§ **PROBLEM TO SOLVE**: Find every line with the word "React" and report how many there are, without any other text.

□ □ □

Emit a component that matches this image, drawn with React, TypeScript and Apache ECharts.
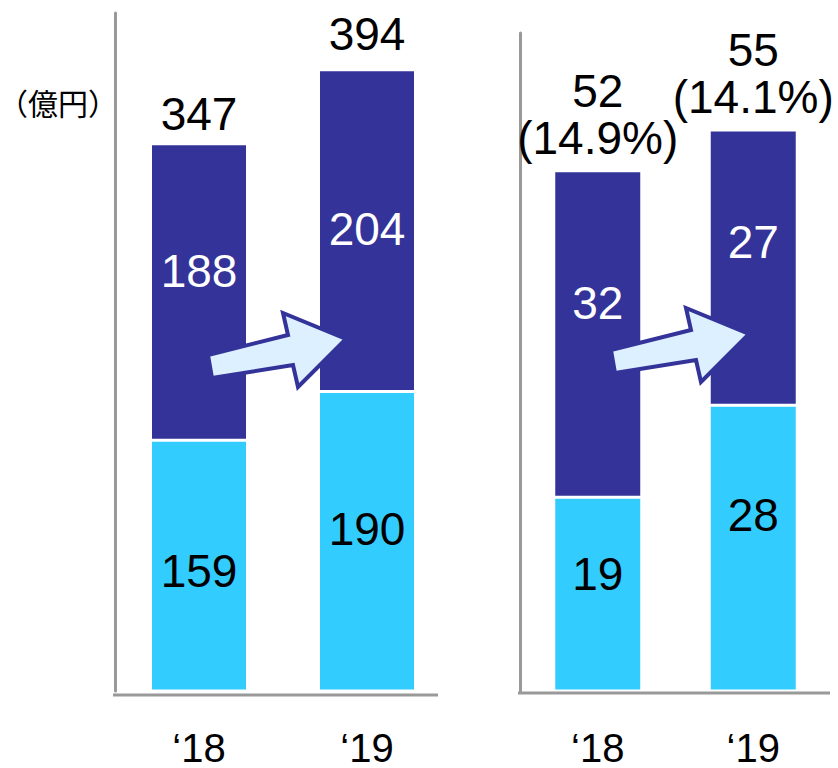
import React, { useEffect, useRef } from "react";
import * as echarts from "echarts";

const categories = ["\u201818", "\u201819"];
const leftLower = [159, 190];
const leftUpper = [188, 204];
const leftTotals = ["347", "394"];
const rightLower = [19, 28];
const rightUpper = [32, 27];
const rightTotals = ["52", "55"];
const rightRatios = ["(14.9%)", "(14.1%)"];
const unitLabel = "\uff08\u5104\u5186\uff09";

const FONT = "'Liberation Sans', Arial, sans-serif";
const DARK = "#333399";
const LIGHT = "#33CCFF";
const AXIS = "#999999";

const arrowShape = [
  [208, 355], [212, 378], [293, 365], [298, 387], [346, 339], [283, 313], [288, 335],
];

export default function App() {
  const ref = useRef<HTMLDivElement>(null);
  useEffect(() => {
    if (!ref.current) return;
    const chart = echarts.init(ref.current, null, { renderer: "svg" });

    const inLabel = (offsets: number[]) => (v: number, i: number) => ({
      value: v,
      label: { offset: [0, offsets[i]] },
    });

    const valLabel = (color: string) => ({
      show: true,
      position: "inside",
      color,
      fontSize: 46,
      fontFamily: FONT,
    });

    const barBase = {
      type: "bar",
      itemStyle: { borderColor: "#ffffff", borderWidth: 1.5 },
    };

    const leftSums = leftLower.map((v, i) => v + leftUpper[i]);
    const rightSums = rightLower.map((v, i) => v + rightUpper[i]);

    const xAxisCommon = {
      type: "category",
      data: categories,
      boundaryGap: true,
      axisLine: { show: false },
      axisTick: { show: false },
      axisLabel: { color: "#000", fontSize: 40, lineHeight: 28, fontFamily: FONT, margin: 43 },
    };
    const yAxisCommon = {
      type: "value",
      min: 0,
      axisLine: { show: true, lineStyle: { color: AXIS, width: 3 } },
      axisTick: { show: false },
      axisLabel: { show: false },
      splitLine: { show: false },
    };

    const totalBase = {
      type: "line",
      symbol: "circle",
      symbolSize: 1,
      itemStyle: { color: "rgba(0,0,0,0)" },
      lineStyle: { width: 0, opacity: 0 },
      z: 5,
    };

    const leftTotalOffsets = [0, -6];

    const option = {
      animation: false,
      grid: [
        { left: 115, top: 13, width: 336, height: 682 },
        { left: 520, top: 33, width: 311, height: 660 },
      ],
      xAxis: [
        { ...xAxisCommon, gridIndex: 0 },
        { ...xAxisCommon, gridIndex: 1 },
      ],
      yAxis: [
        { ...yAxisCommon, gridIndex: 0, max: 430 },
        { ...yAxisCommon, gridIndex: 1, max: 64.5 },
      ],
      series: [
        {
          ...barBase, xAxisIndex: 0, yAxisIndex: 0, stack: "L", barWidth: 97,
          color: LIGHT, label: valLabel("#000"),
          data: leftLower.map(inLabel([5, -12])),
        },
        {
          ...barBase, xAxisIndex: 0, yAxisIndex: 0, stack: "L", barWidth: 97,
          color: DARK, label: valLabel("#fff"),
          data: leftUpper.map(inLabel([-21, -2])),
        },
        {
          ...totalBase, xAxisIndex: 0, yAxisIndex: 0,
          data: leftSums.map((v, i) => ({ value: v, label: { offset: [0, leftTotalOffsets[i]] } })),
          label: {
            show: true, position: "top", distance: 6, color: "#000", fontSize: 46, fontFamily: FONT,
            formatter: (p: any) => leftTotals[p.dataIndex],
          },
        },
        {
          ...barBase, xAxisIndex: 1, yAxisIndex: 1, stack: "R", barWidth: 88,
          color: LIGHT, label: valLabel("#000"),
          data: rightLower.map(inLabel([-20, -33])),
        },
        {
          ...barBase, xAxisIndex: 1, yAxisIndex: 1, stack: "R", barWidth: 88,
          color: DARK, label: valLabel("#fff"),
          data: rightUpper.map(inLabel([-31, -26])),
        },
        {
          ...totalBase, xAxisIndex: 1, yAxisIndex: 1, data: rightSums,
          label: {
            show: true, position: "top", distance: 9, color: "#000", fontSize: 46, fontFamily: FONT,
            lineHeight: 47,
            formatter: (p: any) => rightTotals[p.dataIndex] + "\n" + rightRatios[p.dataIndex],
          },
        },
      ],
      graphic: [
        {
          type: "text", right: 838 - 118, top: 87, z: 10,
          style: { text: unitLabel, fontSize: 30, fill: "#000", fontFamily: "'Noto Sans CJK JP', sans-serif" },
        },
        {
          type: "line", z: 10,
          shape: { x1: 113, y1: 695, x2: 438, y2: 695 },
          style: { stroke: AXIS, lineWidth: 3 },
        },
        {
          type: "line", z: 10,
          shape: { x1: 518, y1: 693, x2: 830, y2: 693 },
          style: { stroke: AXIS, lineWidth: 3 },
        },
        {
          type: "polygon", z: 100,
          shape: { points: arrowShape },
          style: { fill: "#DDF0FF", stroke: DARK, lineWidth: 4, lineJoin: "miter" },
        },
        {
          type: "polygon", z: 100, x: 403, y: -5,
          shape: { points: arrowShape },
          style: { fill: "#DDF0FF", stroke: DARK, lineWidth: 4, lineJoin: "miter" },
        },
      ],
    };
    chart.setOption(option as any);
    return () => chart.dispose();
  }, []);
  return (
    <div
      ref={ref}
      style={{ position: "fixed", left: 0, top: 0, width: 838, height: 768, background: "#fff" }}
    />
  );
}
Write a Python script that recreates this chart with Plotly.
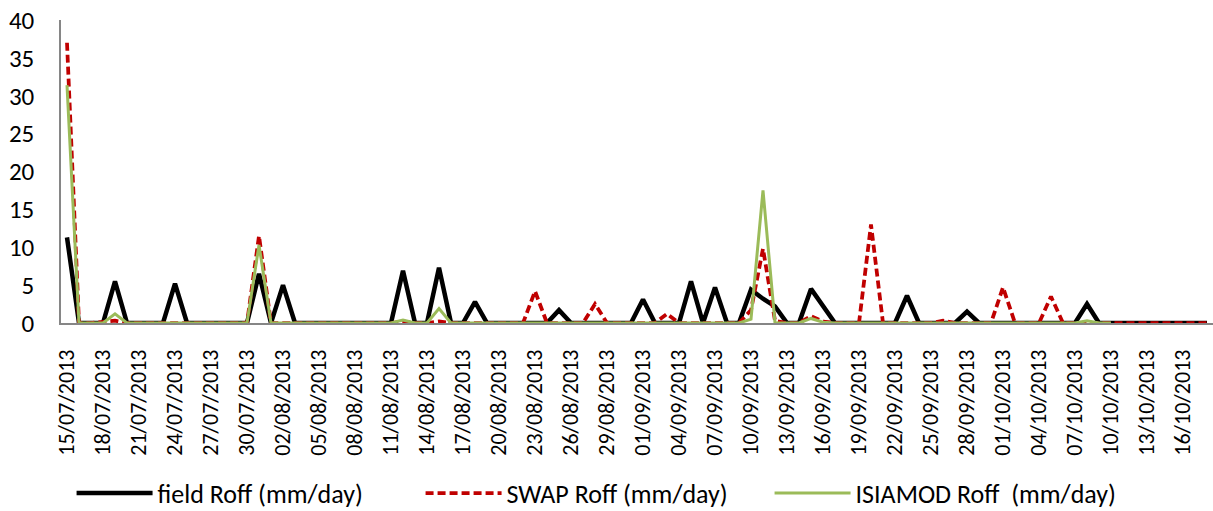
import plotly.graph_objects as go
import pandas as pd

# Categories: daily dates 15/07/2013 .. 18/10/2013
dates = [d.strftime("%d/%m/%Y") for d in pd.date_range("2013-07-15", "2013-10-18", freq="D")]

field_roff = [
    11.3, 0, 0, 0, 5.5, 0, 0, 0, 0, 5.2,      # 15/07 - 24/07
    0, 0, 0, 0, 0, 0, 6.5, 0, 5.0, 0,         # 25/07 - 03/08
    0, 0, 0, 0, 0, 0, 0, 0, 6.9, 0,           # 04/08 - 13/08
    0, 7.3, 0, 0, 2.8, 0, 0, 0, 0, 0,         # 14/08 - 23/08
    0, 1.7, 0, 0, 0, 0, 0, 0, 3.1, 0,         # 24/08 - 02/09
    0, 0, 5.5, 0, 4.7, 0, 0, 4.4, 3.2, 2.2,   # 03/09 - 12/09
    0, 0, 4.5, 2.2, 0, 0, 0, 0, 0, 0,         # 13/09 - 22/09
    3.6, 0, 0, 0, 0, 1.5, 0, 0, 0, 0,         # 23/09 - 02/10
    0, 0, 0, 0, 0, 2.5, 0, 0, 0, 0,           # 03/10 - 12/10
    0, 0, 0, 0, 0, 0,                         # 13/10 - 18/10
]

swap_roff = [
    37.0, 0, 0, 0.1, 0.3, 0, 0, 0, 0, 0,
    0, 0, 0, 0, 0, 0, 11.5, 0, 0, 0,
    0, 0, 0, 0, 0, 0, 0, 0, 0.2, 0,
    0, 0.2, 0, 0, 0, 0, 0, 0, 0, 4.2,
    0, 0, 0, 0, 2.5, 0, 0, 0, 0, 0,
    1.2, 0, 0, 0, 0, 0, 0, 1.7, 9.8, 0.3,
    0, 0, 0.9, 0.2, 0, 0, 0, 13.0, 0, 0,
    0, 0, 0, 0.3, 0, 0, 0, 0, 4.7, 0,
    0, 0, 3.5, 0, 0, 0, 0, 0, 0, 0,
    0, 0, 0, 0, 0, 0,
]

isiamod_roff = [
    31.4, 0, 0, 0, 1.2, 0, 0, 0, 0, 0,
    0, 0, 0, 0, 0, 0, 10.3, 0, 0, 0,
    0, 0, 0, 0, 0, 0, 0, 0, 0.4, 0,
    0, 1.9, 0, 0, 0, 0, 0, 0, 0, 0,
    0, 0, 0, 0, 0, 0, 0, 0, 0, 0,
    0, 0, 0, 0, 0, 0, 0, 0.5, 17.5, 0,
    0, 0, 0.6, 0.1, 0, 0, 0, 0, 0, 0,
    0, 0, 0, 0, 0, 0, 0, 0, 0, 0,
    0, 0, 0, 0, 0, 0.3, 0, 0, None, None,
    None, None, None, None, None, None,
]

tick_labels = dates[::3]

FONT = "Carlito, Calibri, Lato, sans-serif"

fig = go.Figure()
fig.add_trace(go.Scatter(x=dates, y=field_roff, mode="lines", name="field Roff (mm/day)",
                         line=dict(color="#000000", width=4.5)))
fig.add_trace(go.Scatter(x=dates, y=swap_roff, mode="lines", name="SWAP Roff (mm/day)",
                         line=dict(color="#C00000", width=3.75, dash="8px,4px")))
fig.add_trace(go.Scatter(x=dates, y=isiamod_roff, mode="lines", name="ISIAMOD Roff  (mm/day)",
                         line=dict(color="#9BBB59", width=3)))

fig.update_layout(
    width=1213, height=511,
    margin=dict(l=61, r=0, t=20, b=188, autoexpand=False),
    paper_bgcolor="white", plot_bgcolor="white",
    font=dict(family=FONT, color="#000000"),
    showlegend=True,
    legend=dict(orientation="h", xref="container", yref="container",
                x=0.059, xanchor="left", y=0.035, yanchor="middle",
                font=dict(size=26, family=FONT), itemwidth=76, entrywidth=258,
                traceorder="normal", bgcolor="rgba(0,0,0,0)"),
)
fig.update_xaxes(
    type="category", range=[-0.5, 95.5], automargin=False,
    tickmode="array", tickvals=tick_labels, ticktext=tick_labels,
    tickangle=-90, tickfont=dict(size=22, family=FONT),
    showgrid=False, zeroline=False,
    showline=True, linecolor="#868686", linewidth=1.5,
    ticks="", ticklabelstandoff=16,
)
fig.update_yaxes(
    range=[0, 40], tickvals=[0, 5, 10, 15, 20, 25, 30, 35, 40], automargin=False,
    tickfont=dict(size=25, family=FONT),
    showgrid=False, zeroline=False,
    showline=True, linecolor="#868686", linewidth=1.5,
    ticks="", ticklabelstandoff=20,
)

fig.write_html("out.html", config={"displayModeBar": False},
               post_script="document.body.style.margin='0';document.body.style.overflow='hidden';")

□ □ □

§ **FINISHED TASK**: 2